# Aldi schaltet meine Karte nicht frei



## Claudinchen (10 März 2016)

Habe mir vor drei Tagen bei Aldi ein Starterset gekauft, mich dann mit allen Daten ordnungsgemäß zum Aktivieren angemeldet.
Nur ist die Karte bis heute nicht aktiviert.
Was kann ich machen ?


----------



## Hippo (10 März 2016)

Zu Aldi gehen oder die angegebene Servicenummer anrufen oder die Service-Mailadresse kontaktieren.


----------



## Teleton (10 März 2016)

> ...mich dann mit allen Daten ordnungsgemäß zum Aktivieren angemeldet.


Per Telefon, Internet, schriftlicher Antrag?

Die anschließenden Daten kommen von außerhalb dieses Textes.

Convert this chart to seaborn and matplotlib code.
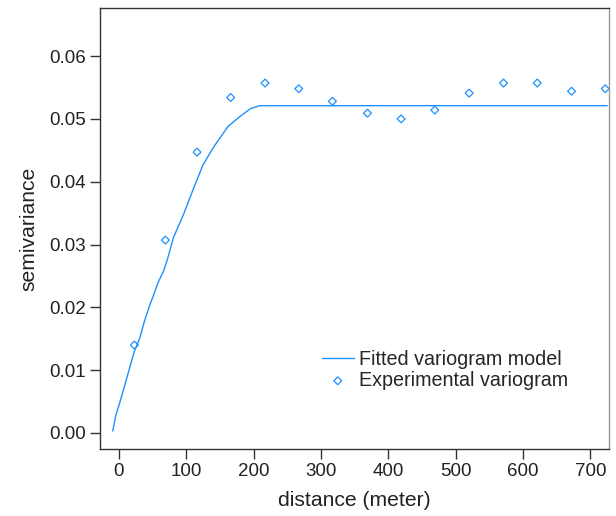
import numpy as np
import pandas as pd
import matplotlib
matplotlib.use('Agg')
import matplotlib.pyplot as plt
import seaborn as sns

# 实验变异函数（点）
lag_dist = [23, 69, 116, 166, 217, 267, 317, 369, 419, 469, 520, 571, 621, 672, 722]
semivar = [0.0140, 0.0307, 0.0447, 0.0534, 0.0557, 0.0548, 0.0528, 0.0509,
           0.0500, 0.0514, 0.0541, 0.0557, 0.0557, 0.0544, 0.0548]

# 拟合模型曲线
fit_dist = [-9, -5, 4, 14, 23, 31, 38, 46, 51, 58, 66, 72, 81, 96, 110, 125,
            140, 162, 180, 195, 209, 725]
fit_semivar = [0.0003, 0.0026, 0.0058, 0.0096, 0.0130, 0.0151, 0.0178, 0.0204,
               0.0218, 0.0239, 0.0257, 0.0276, 0.0311, 0.0348, 0.0387, 0.0427,
               0.0454, 0.0488, 0.0504, 0.0516, 0.0521, 0.0521]

x_ticks = [0, 100, 200, 300, 400, 500, 600, 700]
y_ticks = [0.00, 0.01, 0.02, 0.03, 0.04, 0.05, 0.06]

sns.set_theme(style='ticks')
plt.rcParams['font.family'] = ['Liberation Sans', 'DejaVu Sans']

blue = '#1E90FF'
fs_tick = 13.5
fs_label = 15.2
fs_legend = 14.2

fig = plt.figure(figsize=(6.16, 5.16), dpi=100)
ax = fig.add_axes([100 / 616, 1 - 449.3 / 516, 509.3 / 616, 441 / 516])

fit_df = pd.DataFrame({'distance': fit_dist, 'semivariance': fit_semivar})
exp_df = pd.DataFrame({'distance': lag_dist, 'semivariance': semivar})

sns.lineplot(data=fit_df, x='distance', y='semivariance', ax=ax, color=blue,
             linewidth=1.0, label='Fitted variogram model', sort=False)
sns.scatterplot(data=exp_df, x='distance', y='semivariance', ax=ax, marker='D',
                s=16, facecolor='none', edgecolor=blue, linewidth=0.9,
                label='Experimental variogram')

ax.set_xlim(-28, 728)
ax.set_ylim(-0.0026, 0.0676)
ax.set_xticks(x_ticks)
ax.set_yticks(y_ticks)
ax.set_yticklabels([f'{v:.2f}' for v in y_ticks])
ax.tick_params(axis='both', labelsize=fs_tick, length=7, width=1, color='#333333',
               labelcolor='#222222', pad=3)
ax.set_xlabel('distance (meter)', fontsize=fs_label, color='#222222', labelpad=8)
ax.set_ylabel('semivariance', fontsize=fs_label, color='#222222', labelpad=8)

for side in ['left', 'top', 'bottom']:
    ax.spines[side].set_color('#333333')
    ax.spines[side].set_linewidth(1)
ax.spines['right'].set_visible(True)
ax.spines['right'].set_color('#999999')
ax.spines['right'].set_linewidth(1)

ax.legend(loc='upper left', bbox_to_anchor=(322 / 616, 1 - 350 / 516),
          bbox_transform=fig.transFigure, frameon=False, fontsize=fs_legend,
          handlelength=1.6, handletextpad=0.3, labelspacing=0.1,
          borderpad=0, borderaxespad=0, markerscale=1.0)

fig.savefig('out.png', dpi=100)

Frag mal nach, ob die Daten überhaupt angekommen sind.


----------



## Schani7 (15 März 2016)

habe ein ähnliches Problem.
Habe jetzt die Aktivierung beantragt ohne eine Festnetznummer anzugeben.
Zwar konnte ich das Formular ausfüllen abschicken, aber bis jetzt erfolgt keine Freischaltung.


----------



## Trelo7 (28 Juli 2016)

Genau dasselbe hatte ich jetzt auch.
Nur: ich haabe garkein Festnetz (mehr) ....
Laut Aldi kann ich dann auch keine Prepaid Karte freischalten .. sehr logisch.
Weiss jemand wo das geht ohne Festnetz zu haben ?


----------



## JessyF (6 September 2016)

Ich will mir nach negativer Erfahrung jetzt auch eine Prepaid Karte bei Aldi holen.
Weiss jemand jetzt einen Weg wie das ohne Festnetznummer geht ?
JessyF


----------



## Tanser (25 September 2016)

Bei mir hat das auch 3 Tage gedauert


----------



## Aspirant (29 Januar 2017)

Neuerdings schaltet Aldi auch ohne Festnetznummer frei


----------



## Jusel (5 Februar 2017)

Bis mitte des Jahres soll das Aktivieren ja nur noch mit Perso-Kopie etc. funktionieren.
Kann ich denn bei Aldi zB momentan immernoch anonyme Karten kaufen und mir einen Vorrat anlegen ?


----------



## Hippo (6 Februar 2017)

Versuch macht kluch...


----------